The cost of living crisis is in the news every single day! And as everyone says, the government’s measures amount to less than nothing. There are reports of families without enough to eat; 2.5m using food banks. Yet there is no plan even to restore the £20/w which was cut from Universal Credit.

     Instead, what does Johnson announce? That 91,000 civil servants’ jobs will be cut, to “save” on their pay - a total of £3.5bn, for tax cuts in the future, “to ease the cost of living crisis”!! By giving a cost of living crisis to 91,000 unemployed ex-civil servants? You could not make this up!

     In fact his cock-eyed idea is that the civil service will then return to the much trimmer state it was in, in 2016... before Brexit. Brexit, however, wasn’t mentioned in the PM’s announcement: it’s a sensitive subject right now! But later someone did say “oh, all those people employed to do the extra work around Brexit aren’t needed anymore...”

    Really? As far as the rest of us knew, Brexit (and Covid) created a huge amount of extra work, but permanently, for customs and excise, the Home Office, agriculture, social care, the NHS, etc., etc... So if these cuts are made, it would be a case of Johnson shooting himself in the other foot (the one not already shot with the Brexit bullet)! And where will he shoot next? Yes, all of this is insane.

    As for the working class cost of living, now we hear out of the mouth of the Bank of England governor, that food prices are “apocalyptic”! But he says there’s nothing to be done, since it’s due to the war in Ukraine.

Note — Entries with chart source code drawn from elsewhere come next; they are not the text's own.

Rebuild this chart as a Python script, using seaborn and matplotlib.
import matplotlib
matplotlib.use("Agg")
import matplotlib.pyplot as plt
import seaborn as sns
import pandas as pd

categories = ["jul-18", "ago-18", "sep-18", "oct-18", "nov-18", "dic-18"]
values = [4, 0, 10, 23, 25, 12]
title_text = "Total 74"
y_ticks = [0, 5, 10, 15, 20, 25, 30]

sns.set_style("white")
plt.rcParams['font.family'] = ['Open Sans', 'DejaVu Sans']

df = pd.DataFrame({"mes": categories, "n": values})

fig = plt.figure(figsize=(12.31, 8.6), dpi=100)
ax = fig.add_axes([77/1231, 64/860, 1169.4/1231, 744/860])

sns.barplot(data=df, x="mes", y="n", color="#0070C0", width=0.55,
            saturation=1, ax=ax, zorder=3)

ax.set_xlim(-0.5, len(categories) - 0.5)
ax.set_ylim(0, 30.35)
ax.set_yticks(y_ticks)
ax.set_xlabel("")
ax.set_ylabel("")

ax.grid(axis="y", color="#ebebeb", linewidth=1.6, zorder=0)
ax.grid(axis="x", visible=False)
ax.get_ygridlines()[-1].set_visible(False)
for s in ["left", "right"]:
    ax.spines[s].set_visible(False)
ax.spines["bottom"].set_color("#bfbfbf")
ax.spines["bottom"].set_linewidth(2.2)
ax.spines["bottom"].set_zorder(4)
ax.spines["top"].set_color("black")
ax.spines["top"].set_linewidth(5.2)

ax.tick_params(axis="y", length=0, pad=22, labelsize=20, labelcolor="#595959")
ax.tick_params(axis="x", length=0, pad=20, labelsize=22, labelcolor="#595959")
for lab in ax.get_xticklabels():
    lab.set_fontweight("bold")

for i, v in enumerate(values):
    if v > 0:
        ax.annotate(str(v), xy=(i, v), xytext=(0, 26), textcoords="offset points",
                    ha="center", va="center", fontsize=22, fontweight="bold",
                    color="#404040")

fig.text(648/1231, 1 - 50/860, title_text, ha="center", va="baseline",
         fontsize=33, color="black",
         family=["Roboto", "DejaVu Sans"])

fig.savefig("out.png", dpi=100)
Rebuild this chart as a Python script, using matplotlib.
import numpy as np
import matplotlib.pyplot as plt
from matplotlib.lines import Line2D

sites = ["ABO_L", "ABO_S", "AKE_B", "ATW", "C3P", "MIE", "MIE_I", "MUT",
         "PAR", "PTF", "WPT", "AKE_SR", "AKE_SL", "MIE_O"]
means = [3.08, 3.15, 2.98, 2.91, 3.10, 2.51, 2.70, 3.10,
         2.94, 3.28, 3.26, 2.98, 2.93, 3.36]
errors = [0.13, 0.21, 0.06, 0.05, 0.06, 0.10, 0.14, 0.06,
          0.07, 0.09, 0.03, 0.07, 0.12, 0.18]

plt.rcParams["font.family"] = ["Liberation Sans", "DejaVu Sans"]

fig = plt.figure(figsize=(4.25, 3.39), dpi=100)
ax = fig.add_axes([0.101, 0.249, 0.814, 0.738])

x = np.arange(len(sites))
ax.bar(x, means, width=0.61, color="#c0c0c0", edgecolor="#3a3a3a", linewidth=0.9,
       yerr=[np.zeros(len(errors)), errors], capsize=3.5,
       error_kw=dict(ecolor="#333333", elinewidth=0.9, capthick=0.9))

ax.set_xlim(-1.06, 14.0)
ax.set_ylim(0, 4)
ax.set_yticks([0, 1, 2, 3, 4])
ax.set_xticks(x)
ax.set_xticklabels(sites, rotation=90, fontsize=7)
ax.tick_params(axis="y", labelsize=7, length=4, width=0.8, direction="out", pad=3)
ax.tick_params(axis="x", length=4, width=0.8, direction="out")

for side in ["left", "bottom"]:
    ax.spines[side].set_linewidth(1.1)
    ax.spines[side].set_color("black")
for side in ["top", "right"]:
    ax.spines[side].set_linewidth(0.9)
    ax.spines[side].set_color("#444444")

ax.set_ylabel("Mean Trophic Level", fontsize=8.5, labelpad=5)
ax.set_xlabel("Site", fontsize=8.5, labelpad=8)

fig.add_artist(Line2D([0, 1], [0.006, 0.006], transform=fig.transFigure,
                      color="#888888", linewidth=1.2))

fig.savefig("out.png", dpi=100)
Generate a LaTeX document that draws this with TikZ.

    Well there is plenty to be done! First of all, price rises don’t come out of the blue. Somebody actually decides them. So prices can be fixed. But the other way to tackle rising living costs is - obviously - to increase wages! And by a lot more than inflation. Because first of all, the measures of inflation are underestimates and second of all, one needs a cushion for the future.

    RPI inflation for March was already 9%. And the bosses’ preferred measure, CPI inflation, was 6.2% - rising to 10% by October, they say. Which means RPI will be 12-13% by then! Yet wage rises (when workers actually got them) have been around 4-5%. No wonder families cannot feed themselves.

    So, the fight for a level of pay that doesn’t only allow the working class to survive, but allows it to thrive, has to be on all of our agendas. And since the union leaderships are too narrow-minded to organise the kind of generalised fight which is needed - involving our whole class together - this will be the task of the fighters themselves!